_Set task_
Provide an exact transcription of all the records.

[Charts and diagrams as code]
— Begin —
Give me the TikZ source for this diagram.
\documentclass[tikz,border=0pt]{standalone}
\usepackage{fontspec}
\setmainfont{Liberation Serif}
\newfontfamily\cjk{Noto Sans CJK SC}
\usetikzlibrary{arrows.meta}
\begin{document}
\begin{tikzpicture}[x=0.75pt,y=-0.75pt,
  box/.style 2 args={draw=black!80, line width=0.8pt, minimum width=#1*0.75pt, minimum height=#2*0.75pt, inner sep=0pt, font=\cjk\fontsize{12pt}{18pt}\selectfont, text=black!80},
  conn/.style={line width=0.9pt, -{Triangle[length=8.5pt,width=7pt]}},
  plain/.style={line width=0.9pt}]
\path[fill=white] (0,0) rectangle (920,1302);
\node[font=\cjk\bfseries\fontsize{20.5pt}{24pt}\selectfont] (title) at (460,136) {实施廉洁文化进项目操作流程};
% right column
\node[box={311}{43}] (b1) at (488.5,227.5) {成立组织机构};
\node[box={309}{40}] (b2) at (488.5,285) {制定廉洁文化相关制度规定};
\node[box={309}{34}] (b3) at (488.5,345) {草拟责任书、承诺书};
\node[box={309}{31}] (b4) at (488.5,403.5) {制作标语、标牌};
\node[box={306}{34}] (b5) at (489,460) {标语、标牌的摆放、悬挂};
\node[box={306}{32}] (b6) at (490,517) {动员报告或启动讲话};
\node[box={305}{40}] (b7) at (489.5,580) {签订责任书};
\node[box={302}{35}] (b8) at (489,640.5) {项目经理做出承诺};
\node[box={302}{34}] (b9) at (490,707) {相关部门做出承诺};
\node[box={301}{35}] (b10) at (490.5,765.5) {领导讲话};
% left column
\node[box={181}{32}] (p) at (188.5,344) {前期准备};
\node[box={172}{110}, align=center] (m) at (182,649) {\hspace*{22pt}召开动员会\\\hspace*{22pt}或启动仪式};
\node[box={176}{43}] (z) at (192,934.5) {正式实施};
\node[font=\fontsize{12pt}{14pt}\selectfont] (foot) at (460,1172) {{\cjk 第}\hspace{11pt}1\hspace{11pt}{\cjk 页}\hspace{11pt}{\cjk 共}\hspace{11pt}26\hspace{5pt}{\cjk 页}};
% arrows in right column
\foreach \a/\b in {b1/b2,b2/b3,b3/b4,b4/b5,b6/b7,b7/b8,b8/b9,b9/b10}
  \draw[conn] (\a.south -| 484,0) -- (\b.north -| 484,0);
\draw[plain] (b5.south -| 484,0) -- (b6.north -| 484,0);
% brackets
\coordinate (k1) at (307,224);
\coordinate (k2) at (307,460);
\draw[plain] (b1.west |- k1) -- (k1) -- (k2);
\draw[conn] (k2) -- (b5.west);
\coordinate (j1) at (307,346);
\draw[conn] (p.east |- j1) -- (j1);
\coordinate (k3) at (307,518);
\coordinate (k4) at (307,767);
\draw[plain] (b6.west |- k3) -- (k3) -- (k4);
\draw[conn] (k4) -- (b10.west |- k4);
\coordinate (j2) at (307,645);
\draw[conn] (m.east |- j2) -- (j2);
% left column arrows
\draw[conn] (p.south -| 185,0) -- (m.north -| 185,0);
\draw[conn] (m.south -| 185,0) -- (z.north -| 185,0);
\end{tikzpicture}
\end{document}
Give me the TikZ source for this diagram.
— End —
_Solution to the problem_
Give me the TikZ source for this diagram.
\documentclass[tikz,border=0pt]{standalone}
\usepackage{fontspec}
\setmainfont{Liberation Serif}
\newfontfamily\cjk{Noto Sans CJK SC}
\usetikzlibrary{arrows.meta}
\begin{document}
\begin{tikzpicture}[x=0.75pt,y=-0.75pt,
  box/.style 2 args={draw=black!80, line width=0.8pt, minimum width=#1*0.75pt, minimum height=#2*0.75pt, inner sep=0pt, font=\cjk\fontsize{12pt}{18pt}\selectfont, text=black!80},
  conn/.style={line width=0.9pt, -{Triangle[length=8.5pt,width=7pt]}},
  plain/.style={line width=0.9pt}]
\path[fill=white] (0,0) rectangle (920,1302);
\node[font=\cjk\bfseries\fontsize{20.5pt}{24pt}\selectfont] (title) at (460,136) {实施廉洁文化进项目操作流程};
% right column
\node[box={311}{43}] (b1) at (488.5,227.5) {成立组织机构};
\node[box={309}{40}] (b2) at (488.5,285) {制定廉洁文化相关制度规定};
\node[box={309}{34}] (b3) at (488.5,345) {草拟责任书、承诺书};
\node[box={309}{31}] (b4) at (488.5,403.5) {制作标语、标牌};
\node[box={306}{34}] (b5) at (489,460) {标语、标牌的摆放、悬挂};
\node[box={306}{32}] (b6) at (490,517) {动员报告或启动讲话};
\node[box={305}{40}] (b7) at (489.5,580) {签订责任书};
\node[box={302}{35}] (b8) at (489,640.5) {项目经理做出承诺};
\node[box={302}{34}] (b9) at (490,707) {相关部门做出承诺};
\node[box={301}{35}] (b10) at (490.5,765.5) {领导讲话};
% left column
\node[box={181}{32}] (p) at (188.5,344) {前期准备};
\node[box={172}{110}, align=center] (m) at (182,649) {\hspace*{22pt}召开动员会\\\hspace*{22pt}或启动仪式};
\node[box={176}{43}] (z) at (192,934.5) {正式实施};
\node[font=\fontsize{12pt}{14pt}\selectfont] (foot) at (460,1172) {{\cjk 第}\hspace{11pt}1\hspace{11pt}{\cjk 页}\hspace{11pt}{\cjk 共}\hspace{11pt}26\hspace{5pt}{\cjk 页}};
% arrows in right column
\foreach \a/\b in {b1/b2,b2/b3,b3/b4,b4/b5,b6/b7,b7/b8,b8/b9,b9/b10}
  \draw[conn] (\a.south -| 484,0) -- (\b.north -| 484,0);
\draw[plain] (b5.south -| 484,0) -- (b6.north -| 484,0);
% brackets
\coordinate (k1) at (307,224);
\coordinate (k2) at (307,460);
\draw[plain] (b1.west |- k1) -- (k1) -- (k2);
\draw[conn] (k2) -- (b5.west);
\coordinate (j1) at (307,346);
\draw[conn] (p.east |- j1) -- (j1);
\coordinate (k3) at (307,518);
\coordinate (k4) at (307,767);
\draw[plain] (b6.west |- k3) -- (k3) -- (k4);
\draw[conn] (k4) -- (b10.west |- k4);
\coordinate (j2) at (307,645);
\draw[conn] (m.east |- j2) -- (j2);
% left column arrows
\draw[conn] (p.south -| 185,0) -- (m.north -| 185,0);
\draw[conn] (m.south -| 185,0) -- (z.north -| 185,0);
\end{tikzpicture}
\end{document}
Give me the TikZ source for this diagram.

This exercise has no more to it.